§ INSTRUCTION
Locate every line in the records below that holds the word "this" and return each one.

§ INPUT DATA

^^^^^^^^

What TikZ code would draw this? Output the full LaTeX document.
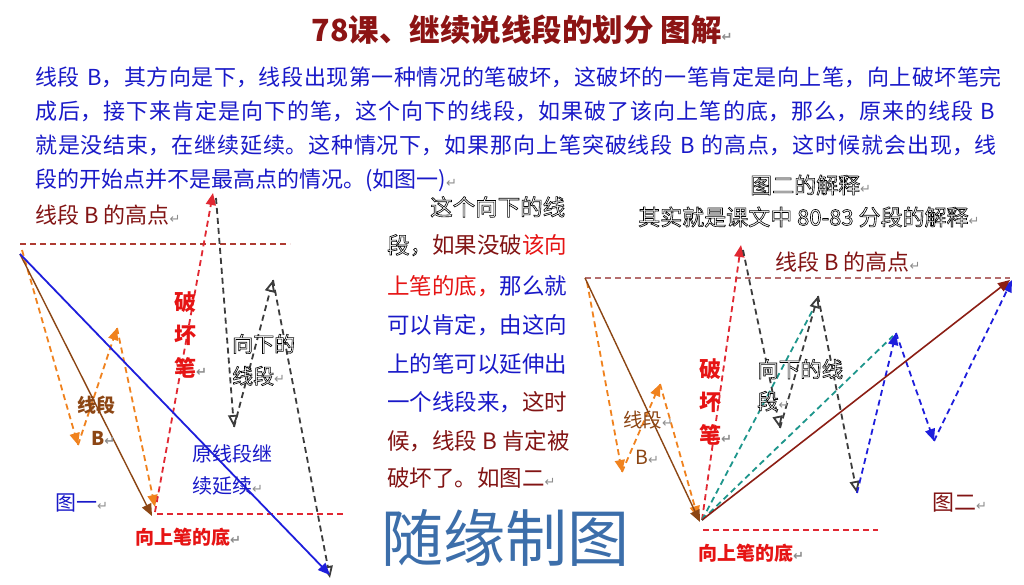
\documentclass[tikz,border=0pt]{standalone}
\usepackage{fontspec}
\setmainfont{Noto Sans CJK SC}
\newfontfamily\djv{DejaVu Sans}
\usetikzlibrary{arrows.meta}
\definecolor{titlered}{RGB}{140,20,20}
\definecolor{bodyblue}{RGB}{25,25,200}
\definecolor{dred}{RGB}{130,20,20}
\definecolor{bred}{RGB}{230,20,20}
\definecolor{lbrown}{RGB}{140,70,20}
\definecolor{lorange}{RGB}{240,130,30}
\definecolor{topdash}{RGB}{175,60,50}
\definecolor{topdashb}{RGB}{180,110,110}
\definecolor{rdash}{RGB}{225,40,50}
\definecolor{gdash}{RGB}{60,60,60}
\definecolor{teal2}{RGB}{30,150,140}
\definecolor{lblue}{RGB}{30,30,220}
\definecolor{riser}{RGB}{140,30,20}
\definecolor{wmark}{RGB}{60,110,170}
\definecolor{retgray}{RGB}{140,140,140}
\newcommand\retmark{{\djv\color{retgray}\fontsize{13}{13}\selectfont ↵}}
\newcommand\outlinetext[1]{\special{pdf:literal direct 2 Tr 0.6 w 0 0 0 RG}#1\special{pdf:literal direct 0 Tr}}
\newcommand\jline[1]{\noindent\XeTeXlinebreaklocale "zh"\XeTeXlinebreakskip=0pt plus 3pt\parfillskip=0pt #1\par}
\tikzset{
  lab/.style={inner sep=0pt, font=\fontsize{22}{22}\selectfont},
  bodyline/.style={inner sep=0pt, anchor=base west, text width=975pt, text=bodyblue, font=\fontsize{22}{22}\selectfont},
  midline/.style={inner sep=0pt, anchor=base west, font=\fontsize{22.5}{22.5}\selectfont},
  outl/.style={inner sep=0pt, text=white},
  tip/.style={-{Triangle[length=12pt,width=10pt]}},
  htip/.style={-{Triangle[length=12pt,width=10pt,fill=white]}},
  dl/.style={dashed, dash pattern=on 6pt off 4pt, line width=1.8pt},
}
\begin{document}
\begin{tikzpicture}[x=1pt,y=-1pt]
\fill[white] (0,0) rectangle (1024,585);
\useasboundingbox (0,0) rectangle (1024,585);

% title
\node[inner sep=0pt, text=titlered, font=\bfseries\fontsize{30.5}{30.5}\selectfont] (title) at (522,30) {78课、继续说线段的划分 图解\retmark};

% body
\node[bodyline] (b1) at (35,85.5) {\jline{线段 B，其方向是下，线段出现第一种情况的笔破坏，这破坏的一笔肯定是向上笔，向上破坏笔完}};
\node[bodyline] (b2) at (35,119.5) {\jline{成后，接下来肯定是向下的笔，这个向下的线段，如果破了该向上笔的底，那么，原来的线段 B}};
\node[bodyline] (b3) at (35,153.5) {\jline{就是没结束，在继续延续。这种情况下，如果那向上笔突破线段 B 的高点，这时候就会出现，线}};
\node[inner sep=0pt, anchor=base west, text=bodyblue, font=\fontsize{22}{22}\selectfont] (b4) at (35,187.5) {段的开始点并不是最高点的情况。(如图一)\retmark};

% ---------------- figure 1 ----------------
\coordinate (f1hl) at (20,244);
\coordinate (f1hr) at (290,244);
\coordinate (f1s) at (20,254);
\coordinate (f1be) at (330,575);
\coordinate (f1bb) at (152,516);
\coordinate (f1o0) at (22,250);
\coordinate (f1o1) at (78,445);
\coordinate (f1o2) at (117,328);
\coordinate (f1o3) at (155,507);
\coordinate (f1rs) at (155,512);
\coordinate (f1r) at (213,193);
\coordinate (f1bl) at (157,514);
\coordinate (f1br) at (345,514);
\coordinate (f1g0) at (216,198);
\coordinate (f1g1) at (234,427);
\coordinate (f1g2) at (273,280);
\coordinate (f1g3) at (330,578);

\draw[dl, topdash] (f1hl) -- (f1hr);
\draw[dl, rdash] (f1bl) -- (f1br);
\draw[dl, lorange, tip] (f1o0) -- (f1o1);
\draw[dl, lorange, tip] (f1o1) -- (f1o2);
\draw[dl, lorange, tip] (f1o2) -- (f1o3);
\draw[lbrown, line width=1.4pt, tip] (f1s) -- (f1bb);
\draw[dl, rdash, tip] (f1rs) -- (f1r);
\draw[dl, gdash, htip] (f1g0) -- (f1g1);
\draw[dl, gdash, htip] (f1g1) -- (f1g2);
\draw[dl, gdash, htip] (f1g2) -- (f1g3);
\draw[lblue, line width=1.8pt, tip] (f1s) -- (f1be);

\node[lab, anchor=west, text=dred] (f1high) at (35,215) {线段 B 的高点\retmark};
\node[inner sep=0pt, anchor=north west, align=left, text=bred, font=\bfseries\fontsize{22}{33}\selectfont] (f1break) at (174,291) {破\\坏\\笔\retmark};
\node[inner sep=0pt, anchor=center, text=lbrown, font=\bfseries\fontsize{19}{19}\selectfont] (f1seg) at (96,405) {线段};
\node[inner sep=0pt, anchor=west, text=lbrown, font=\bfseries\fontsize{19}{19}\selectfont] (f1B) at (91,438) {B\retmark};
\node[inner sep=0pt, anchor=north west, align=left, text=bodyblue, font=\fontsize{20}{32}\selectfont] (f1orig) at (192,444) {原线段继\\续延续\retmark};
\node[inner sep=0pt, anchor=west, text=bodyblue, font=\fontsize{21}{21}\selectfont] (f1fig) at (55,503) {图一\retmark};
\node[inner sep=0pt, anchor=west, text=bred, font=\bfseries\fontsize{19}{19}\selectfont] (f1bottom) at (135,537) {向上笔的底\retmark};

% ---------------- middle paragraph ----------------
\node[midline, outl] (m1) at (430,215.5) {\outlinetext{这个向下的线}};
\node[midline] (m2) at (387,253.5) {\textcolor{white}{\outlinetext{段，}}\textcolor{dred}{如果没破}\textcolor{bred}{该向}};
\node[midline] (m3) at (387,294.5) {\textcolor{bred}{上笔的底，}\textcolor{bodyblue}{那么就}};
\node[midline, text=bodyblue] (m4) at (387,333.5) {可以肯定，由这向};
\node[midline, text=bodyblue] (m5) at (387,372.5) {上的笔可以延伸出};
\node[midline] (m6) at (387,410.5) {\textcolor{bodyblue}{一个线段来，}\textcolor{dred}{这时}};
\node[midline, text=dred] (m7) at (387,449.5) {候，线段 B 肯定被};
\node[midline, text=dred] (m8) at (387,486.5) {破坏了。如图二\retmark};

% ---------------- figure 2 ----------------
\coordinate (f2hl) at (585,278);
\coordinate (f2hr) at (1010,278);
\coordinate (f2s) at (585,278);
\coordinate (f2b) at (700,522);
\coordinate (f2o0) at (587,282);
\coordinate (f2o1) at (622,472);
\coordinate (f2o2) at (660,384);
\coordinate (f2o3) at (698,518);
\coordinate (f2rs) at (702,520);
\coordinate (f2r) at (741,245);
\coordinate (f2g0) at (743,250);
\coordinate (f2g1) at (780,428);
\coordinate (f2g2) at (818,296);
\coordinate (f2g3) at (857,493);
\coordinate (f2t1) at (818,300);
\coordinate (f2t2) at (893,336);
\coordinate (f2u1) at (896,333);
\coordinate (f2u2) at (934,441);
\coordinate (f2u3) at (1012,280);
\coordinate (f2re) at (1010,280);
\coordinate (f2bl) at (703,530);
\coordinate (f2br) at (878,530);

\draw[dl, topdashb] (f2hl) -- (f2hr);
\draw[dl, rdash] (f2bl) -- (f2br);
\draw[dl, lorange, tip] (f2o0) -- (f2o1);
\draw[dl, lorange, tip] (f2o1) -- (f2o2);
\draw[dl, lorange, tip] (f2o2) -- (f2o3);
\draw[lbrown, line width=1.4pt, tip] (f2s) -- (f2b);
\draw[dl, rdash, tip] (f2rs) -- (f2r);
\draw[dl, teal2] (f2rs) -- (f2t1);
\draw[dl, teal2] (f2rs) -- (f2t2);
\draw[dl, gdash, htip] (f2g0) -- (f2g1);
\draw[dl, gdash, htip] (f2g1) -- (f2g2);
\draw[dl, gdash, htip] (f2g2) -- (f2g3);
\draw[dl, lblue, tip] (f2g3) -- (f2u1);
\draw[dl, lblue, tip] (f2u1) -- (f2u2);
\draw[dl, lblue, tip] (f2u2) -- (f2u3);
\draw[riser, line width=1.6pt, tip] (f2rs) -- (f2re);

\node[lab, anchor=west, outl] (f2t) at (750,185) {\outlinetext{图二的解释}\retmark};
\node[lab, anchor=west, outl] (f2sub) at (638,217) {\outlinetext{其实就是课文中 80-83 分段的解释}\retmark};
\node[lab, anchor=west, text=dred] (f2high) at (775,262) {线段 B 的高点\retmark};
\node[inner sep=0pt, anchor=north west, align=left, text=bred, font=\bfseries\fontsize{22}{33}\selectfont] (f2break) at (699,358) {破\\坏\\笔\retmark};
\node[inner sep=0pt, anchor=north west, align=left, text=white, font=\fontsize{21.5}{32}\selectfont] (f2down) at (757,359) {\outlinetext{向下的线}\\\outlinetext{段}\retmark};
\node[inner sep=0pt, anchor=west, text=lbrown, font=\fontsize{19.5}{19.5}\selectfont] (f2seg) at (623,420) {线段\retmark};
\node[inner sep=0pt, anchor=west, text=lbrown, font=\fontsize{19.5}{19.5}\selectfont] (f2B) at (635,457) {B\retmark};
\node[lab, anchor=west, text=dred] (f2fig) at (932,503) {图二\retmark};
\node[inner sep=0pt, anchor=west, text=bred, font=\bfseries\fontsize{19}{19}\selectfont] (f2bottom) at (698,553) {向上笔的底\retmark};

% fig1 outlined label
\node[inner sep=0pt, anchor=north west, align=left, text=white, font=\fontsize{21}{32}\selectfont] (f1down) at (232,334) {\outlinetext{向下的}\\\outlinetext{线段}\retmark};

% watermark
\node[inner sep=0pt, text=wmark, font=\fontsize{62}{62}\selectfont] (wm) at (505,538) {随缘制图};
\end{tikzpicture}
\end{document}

^^^^^^^^

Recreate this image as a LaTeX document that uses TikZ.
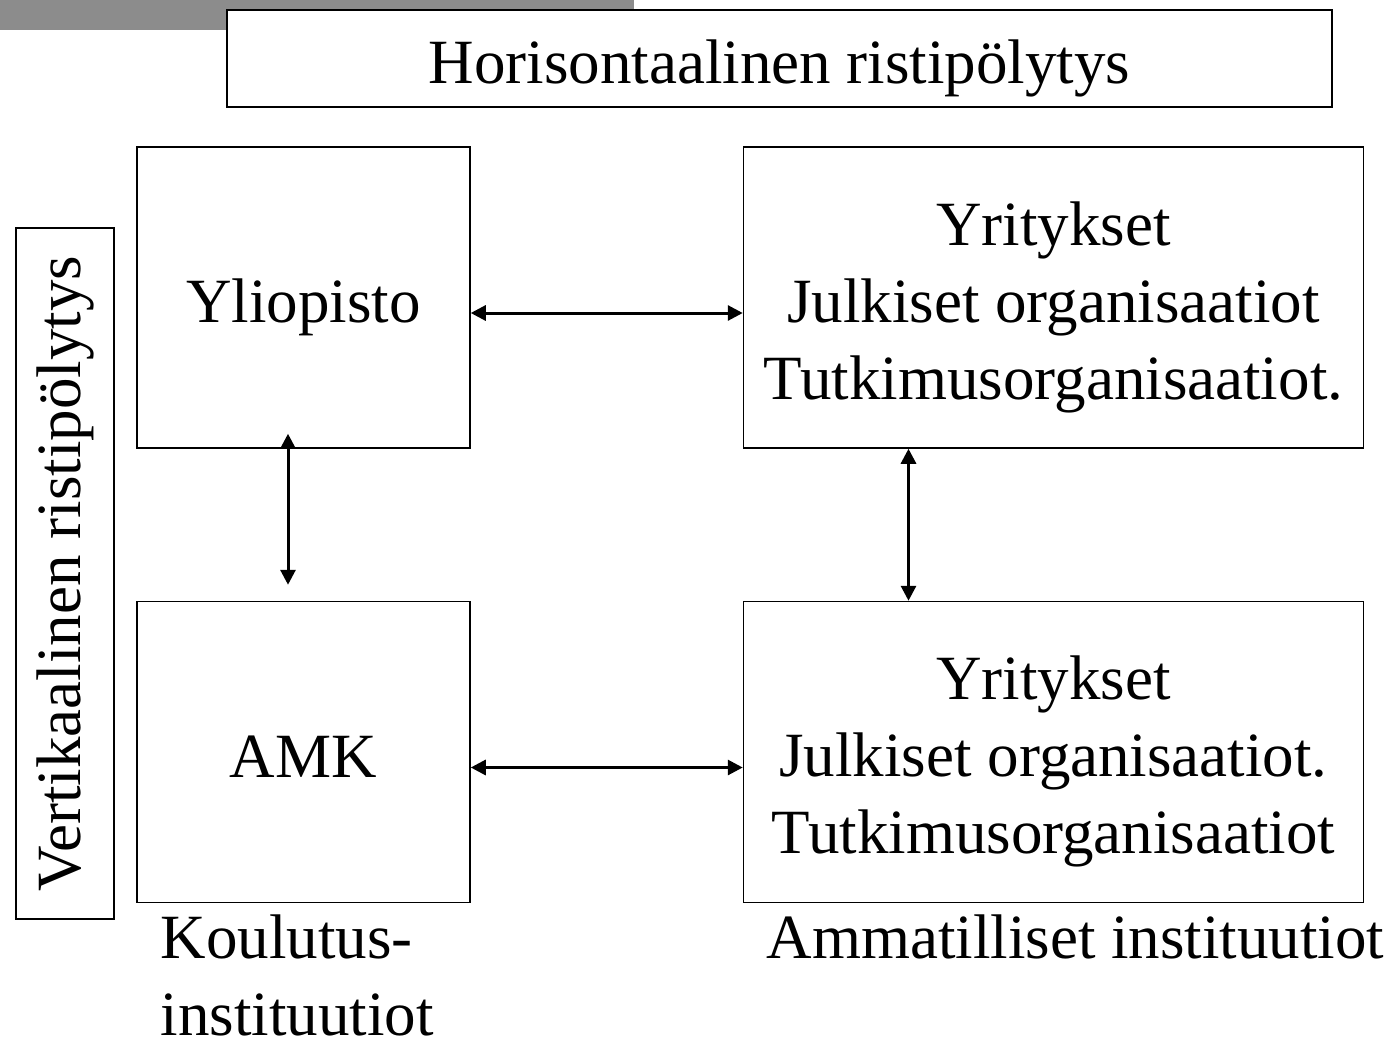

^^^^^^^^

§ RESPONSE
What TikZ code would draw this? Output the full LaTeX document.
Recreate this image as a LaTeX document that uses TikZ.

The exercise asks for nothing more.